WHAT IS EXPECTED: Reproduce exactly the lines below, from the first one through the line containing "99, 127, 156]", and omit any pictures.

RECORDED DATA:

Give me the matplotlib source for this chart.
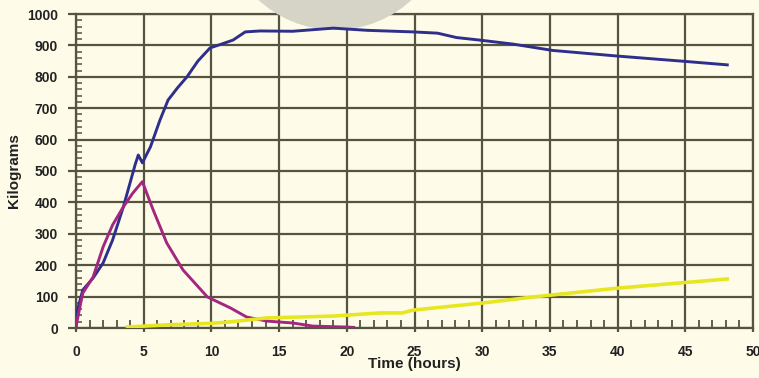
import matplotlib
matplotlib.use("Agg")
import matplotlib.pyplot as plt
from matplotlib.patches import Ellipse
from matplotlib.ticker import MultipleLocator

# Data
blue_x = [0, 0.05, 0.5, 1.26, 2.0, 2.7, 3.5, 4.36, 4.6, 4.9, 5.5, 6.2, 6.8, 7.5, 8.2, 9.0, 9.9, 10.8, 11.6,
          12.5, 13.6, 16, 19, 21.5, 24.9, 26.7, 28.1, 29.8, 32.3, 35.2, 40, 45, 48.1]
blue_y = [0, 48, 121, 159, 207, 280, 386, 519, 551, 526, 577, 662, 726, 765, 800, 850, 892, 905, 917,
          943, 946, 945, 955, 948, 943, 939, 925, 917, 904, 884, 866, 849, 838]

mag_x = [0, 0.05, 0.5, 1.26, 2.0, 2.7, 3.5, 4.2, 4.9, 5.7, 6.7, 7.9, 9.7, 11.4, 12.6, 14.1, 16, 17.5, 20, 20.5]
mag_y = [3, 16, 111, 162, 258, 328, 386, 430, 466, 376, 271, 185, 99, 64, 35, 22, 16, 6, 3, 2]

yel_x = [3.8, 6.7, 10.1, 11.5, 14.1, 19, 22.45, 24.1, 24.9, 30.1, 33.8, 40, 48.1]
yel_y = [3, 10, 15, 20, 32, 38, 48, 48, 57, 80, 99, 127, 156]

x_ticks = [0, 5, 10, 15, 20, 25, 30, 35, 40, 45, 50]
y_ticks = [0, 100, 200, 300, 400, 500, 600, 700, 800, 900, 1000]

bg = "#FEFCE8"
gridc = "#55543F"
textc = "#222222"
font = "Liberation Sans"

fig = plt.figure(figsize=(7.59, 3.78), dpi=100, facecolor=bg)
ax = fig.add_axes([76/759, 1-328/378, (753-76)/759, (328-14)/378])
ax.set_facecolor(bg)

ax.plot(blue_x, blue_y, color="#2E2F8C", lw=2.1, zorder=4)
ax.plot(mag_x, mag_y, color="#A3267F", lw=2.1, zorder=4)
ax.plot(yel_x, yel_y, color="#E8E620", lw=2.6, zorder=4)

ax.set_xlim(0, 50)
ax.set_ylim(0, 1000)
ax.set_xticks(x_ticks)
ax.set_yticks(y_ticks)
ax.xaxis.set_minor_locator(MultipleLocator(1))
ax.yaxis.set_minor_locator(MultipleLocator(20))
ax.set_axisbelow(True)
ax.grid(True, which="major", color=gridc, lw=1.6)
for s in ax.spines.values():
    s.set_color(gridc)
    s.set_linewidth(1.6)

ax.tick_params(axis="x", which="major", length=3, width=1.6, color=gridc, pad=9)
ax.tick_params(axis="y", which="major", length=6, width=1.6, color=gridc, pad=7)
ax.tick_params(axis="x", which="minor", direction="in", length=6, width=1.3, color=gridc)
ax.tick_params(axis="y", which="minor", direction="in", length=4, width=1.1, color=gridc)

for lab in ax.get_xticklabels() + ax.get_yticklabels():
    lab.set_fontweight("bold")
    lab.set_fontsize(10)
    lab.set_color(textc)
    lab.set_family(font)

ax.set_xlabel("Time (hours)", fontsize=11, fontweight="bold", color=textc, family=font, labelpad=-1)
ax.set_ylabel("Kilograms", fontsize=11, fontweight="bold", color=textc, family=font, labelpad=4)

circ = Ellipse((335/759, 1+82.5/378), 225/759, 225/378, transform=fig.transFigure,
               facecolor="#D6D4C6", edgecolor="none", zorder=3, clip_on=False)
ax.add_artist(circ)

fig.savefig("out.png", dpi=100, facecolor=bg)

EXERCISE ANSWER:
Give me the matplotlib source for this chart.
import matplotlib
matplotlib.use("Agg")
import matplotlib.pyplot as plt
from matplotlib.patches import Ellipse
from matplotlib.ticker import MultipleLocator

# Data
blue_x = [0, 0.05, 0.5, 1.26, 2.0, 2.7, 3.5, 4.36, 4.6, 4.9, 5.5, 6.2, 6.8, 7.5, 8.2, 9.0, 9.9, 10.8, 11.6,
          12.5, 13.6, 16, 19, 21.5, 24.9, 26.7, 28.1, 29.8, 32.3, 35.2, 40, 45, 48.1]
blue_y = [0, 48, 121, 159, 207, 280, 386, 519, 551, 526, 577, 662, 726, 765, 800, 850, 892, 905, 917,
          943, 946, 945, 955, 948, 943, 939, 925, 917, 904, 884, 866, 849, 838]

mag_x = [0, 0.05, 0.5, 1.26, 2.0, 2.7, 3.5, 4.2, 4.9, 5.7, 6.7, 7.9, 9.7, 11.4, 12.6, 14.1, 16, 17.5, 20, 20.5]
mag_y = [3, 16, 111, 162, 258, 328, 386, 430, 466, 376, 271, 185, 99, 64, 35, 22, 16, 6, 3, 2]

yel_x = [3.8, 6.7, 10.1, 11.5, 14.1, 19, 22.45, 24.1, 24.9, 30.1, 33.8, 40, 48.1]
yel_y = [3, 10, 15, 20, 32, 38, 48, 48, 57, 80, 99, 127, 156]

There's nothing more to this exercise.